En el caso de Jacques Audiard, que ha hecho películas interesantes, podía esperarse un uso creativo del dislate, una sorpresa ingeniosa. Pero su última obra es más bien lo contrario: una colección de exotismos enervantes e inverosímiles, que ni siquiera producen gracia porque su propósito no es divertir sino moralizar. Eso es ‘Emilia Pérez’, un disparate moralizante. La película aprovecha los clichés del México contemporáneo para contar la historia –con cantos y bailes– de un mafioso muy malo y muy macho que se somete a una operación para cambiar de sexo. Siendo esto rebuscado, apenas es el comienzo, porque la persona que despierta en el quirófano no sólo ha transformado su cuerpo sino su alma, y donde antes había un asesino ahora surge una mujer comprometida con las víctimas de la mafia. La beatífica Emilia empieza a sentir sentimientos y a hacer el amor con amor –el guion es un desastre–, a prodigar compasión y sororidad, y a ser la luz de esperanza en un país desahuciado. Con el pene se iba el mal: Emilia cambiaba su cuerpo para que cambiara la sociedad.

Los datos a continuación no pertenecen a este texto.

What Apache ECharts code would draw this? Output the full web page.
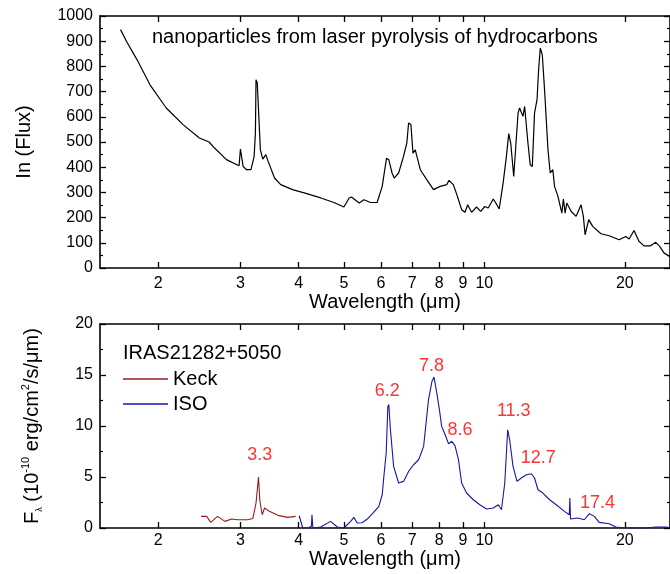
<!DOCTYPE html>
<html lang="en">
<head>
  <meta charset="UTF-8">
  <meta name="viewport" content="width=device-width, initial-scale=1.0">
  <title>PAH spectra</title>
  <style>
    html,body{margin:0;padding:0;background:#fff;}
    #main{width:670px;height:574px;}
  </style>
</head>
<body>
  <div id="main"></div>
  <script src="https://cdn.jsdelivr.net/npm/echarts@6/dist/echarts.min.js"></script>
  <script>
    // wavelength ticks (um), shown on a log scale
    const tickValues=[2,3,4,5,6,7,8,9,10,20];

    // top panel: lab spectrum [wavelength, In(Flux)]
    const labSpectrum=[
      [1.66,946],[1.71,899],[1.80,827],[1.92,727],[2.08,635],[2.26,569],[2.45,516],[2.57,500],[2.58,494],
      [2.64,476],[2.66,478],[2.80,430],[2.98,406],[3.00,472],[3.04,403],[3.09,390],[3.16,390],[3.21,443],
      [3.23,536],[3.24,747],[3.26,734],[3.28,628],[3.31,469],[3.35,432],[3.40,450],[3.44,423],[3.55,357],
      [3.66,331],[3.88,311],[4.00,304],[4.11,298],[4.46,278],[4.76,260],[5.00,242],[5.13,278],[5.19,282],
      [5.39,258],[5.52,271],[5.70,260],[5.89,260],[6.04,324],[6.17,436],[6.24,430],[6.34,377],[6.41,357],
      [6.55,377],[6.71,443],[6.82,496],[6.88,575],[6.96,569],[7.03,456],[7.11,469],[7.29,390],[7.53,350],
      [7.78,311],[8.04,324],[8.31,331],[8.40,348],[8.58,331],[8.73,291],[8.94,231],[9.09,221],[9.21,251],
      [9.39,221],[9.62,242],[9.82,225],[10.02,244],[10.19,238],[10.45,274],[10.58,258],[10.76,234],
      [10.97,337],[11.15,443],[11.28,533],[11.39,496],[11.56,363],[11.67,363],[11.81,615],[11.90,635],
      [12.10,602],[12.20,641],[12.40,496],[12.54,410],[12.67,403],[12.81,615],[12.97,668],[13.07,787],
      [13.18,873],[13.31,846],[13.46,707],[13.69,469],[13.84,377],[14.02,390],[14.14,324],[14.38,284],
      [14.66,218],[14.77,274],[14.90,218],[15.02,258],[15.34,225],[15.73,205],[16.12,251],[16.30,205],
      [16.44,132],[16.74,192],[17.07,165],[17.78,136],[18.52,128],[19.45,112],[20.10,125],[20.43,115],
      [20.93,149],[21.45,106],[21.98,88],[22.72,88],[23.30,102],[23.76,86],[24.26,60],[25,45]
    ];

    // bottom panel: IRAS21282+5050 [wavelength, F_lambda]
    const keck=[
      [2.47,1.14],[2.54,1.14],[2.59,0.55],[2.68,1.14],[2.78,0.65],[2.87,0.88],[2.96,0.81],[3.11,0.81],
      [3.19,0.94],[3.24,2.45],[3.28,5.0],[3.30,2.77],[3.34,1.3],[3.38,1.96],[3.46,1.63],[3.61,1.24],
      [3.79,1.04],[3.94,1.14]
    ];
    const iso=[
      [4.01,1.2],[4.08,0],[4.20,0],[4.26,0.2],[4.27,1.3],[4.29,0],[4.32,0],[4.46,0.1],[4.68,0.65],[4.84,0.1],
      [5.00,0],[5.17,0.65],[5.25,1.04],[5.34,0.49],[5.47,0.52],[5.61,0.88],[5.79,1.53],[5.94,2.12],
      [6.04,3.26],[6.09,5.06],[6.16,7.35],[6.21,11.9],[6.24,12.1],[6.29,9.63],[6.39,6.04],[6.55,4.41],
      [6.71,4.57],[6.88,5.55],[7.05,6.2],[7.23,6.69],[7.41,8.0],[7.59,12.57],[7.72,14.37],[7.80,14.8],
      [7.91,13.2],[8.01,11.6],[8.10,9.96],[8.24,9.14],[8.38,8.26],[8.51,8.49],[8.65,8.07],[8.80,6.7],
      [8.94,4.41],[9.16,3.43],[9.47,2.77],[9.78,2.28],[10.11,1.86],[10.45,1.96],[10.71,2.28],[10.88,1.79],
      [11.06,4.41],[11.15,7.35],[11.22,9.63],[11.33,8.65],[11.52,6.04],[11.75,4.57],[12.00,4.9],
      [12.30,5.22],[12.61,5.32],[12.81,4.9],[13.03,3.75],[13.35,3.43],[13.80,2.77],[14.26,2.28],
      [14.85,1.63],[15.21,1.3],[15.25,2.94],[15.30,0.88],[15.86,0.98],[16.38,0.81],[16.79,1.4],
      [17.21,1.14],[17.62,0.55],[18.52,0.42],[19.14,0.1],[20.10,0],[22.16,0],[23.30,0.1],[24.47,0.1],[25,0.05]
    ];

    // red feature labels and where they sit
    const peakNames=['3.3','6.2','7.8','8.6','11.3','12.7','17.4'];
    const peakSpots=[[3.30,7.18],[6.19,13.45],[7.70,15.9],[8.87,9.63],[11.56,11.43],[13.05,6.86],[17.48,2.48]];

    const FONT='"Liberation Sans", Arial, sans-serif';
    const lg=v=>Math.log10(v);
    const toXY=arr=>arr.map(p=>[lg(p[0]),p[1]]);
    const tickPos=tickValues.map(lg);

    function xAxisFor(gridIndex,top,name,nameGap,labelMargin){
      return {
        type:'value',gridIndex,min:lg(1.5),max:lg(25),position:top?'top':'bottom',
        axisLine:{onZero:false,lineStyle:{color:'#000',width:1.6}},
        axisTick:{inside:true,length:6,customValues:tickPos,lineStyle:{color:'#000',width:1.3}},
        axisLabel:{show:!top,customValues:tickPos,margin:labelMargin,color:'#000',fontSize:16,fontFamily:FONT,
          formatter:v=>String(Math.round(Math.pow(10,v)))},
        splitLine:{show:false},
        name:top?'':name,nameLocation:'middle',nameGap,
        nameTextStyle:{color:'#000',fontSize:20,fontFamily:FONT}
      };
    }
    function yAxisFor(gridIndex,right,max,interval,name,nameGap,rich){
      return {
        type:'value',gridIndex,min:0,max,interval,position:right?'right':'left',
        axisLine:{show:true,onZero:false,lineStyle:{color:'#000',width:1.6}},
        axisTick:{show:true,inside:true,length:6,lineStyle:{color:'#000',width:1.3}},
        minorTick:{show:true,splitNumber:2,length:3,lineStyle:{color:'#000',width:1.2}},
        axisLabel:{show:!right,margin:7,color:'#000',fontSize:16,fontFamily:FONT,formatter:v=>String(v)},
        splitLine:{show:false},
        name:right?'':name,nameLocation:'middle',nameGap,nameRotate:90,
        nameTextStyle:{color:'#000',fontSize:20,fontFamily:FONT,rich:rich||{}}
      };
    }

    const bottomRich={
      n:{fontSize:20,fontFamily:FONT,color:'#000'},
      sub:{fontSize:9,fontFamily:FONT,color:'#000',verticalAlign:'bottom',lineHeight:24},
      sup:{fontSize:11,fontFamily:FONT,color:'#000',verticalAlign:'top',lineHeight:24}
    };

    const chart=echarts.init(document.getElementById('main'));
    const option={
      animation:false,
      backgroundColor:'#fff',
      textStyle:{fontFamily:FONT},
      grid:[
        {left:100,top:16,width:574,height:252},
        {left:100,top:324,width:574,height:204}
      ],
      xAxis:[
        xAxisFor(0,false,'Wavelength (\u03bcm)',24,8),
        xAxisFor(0,true),
        xAxisFor(1,false,'Wavelength (\u03bcm)',18,5),
        xAxisFor(1,true)
      ],
      yAxis:[
        yAxisFor(0,false,1000,100,'In (Flux)',66),
        yAxisFor(0,true,1000,100),
        yAxisFor(1,false,20,5,'{n|F}{sub|\u03bb}{n| (10}{sup|-10}{n| erg/cm}{sup|2}{n|/s/\u03bcm)}',56,bottomRich),
        yAxisFor(1,true,20,5)
      ],
      legend:{
        data:['Keck','ISO'],orient:'vertical',left:123,top:368,padding:0,
        icon:'rect',itemWidth:45,itemHeight:1.3,itemGap:3,
        textStyle:{fontSize:20,color:'#000',fontFamily:FONT,lineHeight:22}
      },
      graphic:[
        {type:'text',left:152,top:27,style:{text:'nanoparticles from laser pyrolysis of hydrocarbons',
          fontSize:20,fontFamily:FONT,fill:'#000'}},
        {type:'text',left:123,top:343,style:{text:'IRAS21282+5050',fontSize:20,fontFamily:FONT,fill:'#000'}}
      ],
      series:[
        {type:'line',name:'lab',xAxisIndex:0,yAxisIndex:0,data:toXY(labSpectrum),showSymbol:false,
          lineStyle:{color:'#000',width:1.2},itemStyle:{color:'#000'}},
        {type:'line',name:'Keck',xAxisIndex:2,yAxisIndex:2,data:toXY(keck),showSymbol:false,
          lineStyle:{color:'#9a1b1b',width:1.1},itemStyle:{color:'#9a1b1b'}},
        {type:'line',name:'ISO',xAxisIndex:2,yAxisIndex:2,data:toXY(iso),showSymbol:false,
          lineStyle:{color:'#1616a8',width:1.1},itemStyle:{color:'#1616a8'}},
        {type:'scatter',name:'peaks',xAxisIndex:2,yAxisIndex:2,symbolSize:0,silent:true,
          data:peakSpots.map((p,i)=>({name:peakNames[i],value:[lg(p[0]),p[1]]})),
          label:{show:true,position:'inside',formatter:'{b}',color:'#ff0000',fontSize:18,fontFamily:FONT}}
      ]
    };
    chart.setOption(option);
  </script>
</body>
</html>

Lo sorprendente de esta película no es que sea un despropósito, sino que opte a trece premios Oscar. Su éxito sólo se puede explicar por el momento político en el que nos encontramos, donde gana fuerza una nueva derecha que le ha declarado la guerra al ‘lobby gay’ y a la ‘ideología de género’. Para estos tradicionalistas la sociedad es un organismo que debe protegerse de unas supuestas conductas insanas y autodestructivas de la comunidad LGBTI. Emilia Pérez dice lo contrario: es el combate a la hegemonía heteropatriarcal lo que purifica la sociedad.
Esta es una de las batallas culturales de nuestro tiempo, la que enfrenta al progresismo antioccidental y al tradicionalismo antiliberal. Si las teorías ‘queer’ y decolonial denuncian a Occidente como la cuna de todos los vicios sociales, e intentan, por eso mismo, subvertir todas sus categorías de pensamiento, el tradicionalismo defiende un Occidente de raíces católicas y repudia las conductas que debilitan el patriotismo o el ser nacional. Unas abominan de la globalización eurocéntrica que impone paradigmas blancos al mundo entero, el otro combate el globalismo político que resta poder a las naciones e impone agendas morales progresistas. Ambos bandos nos dejan exhaustos, empachados con un política exaltada y performática, de vuelo bajo, y una cultura convertida en un panfleto moralizante y disparatado.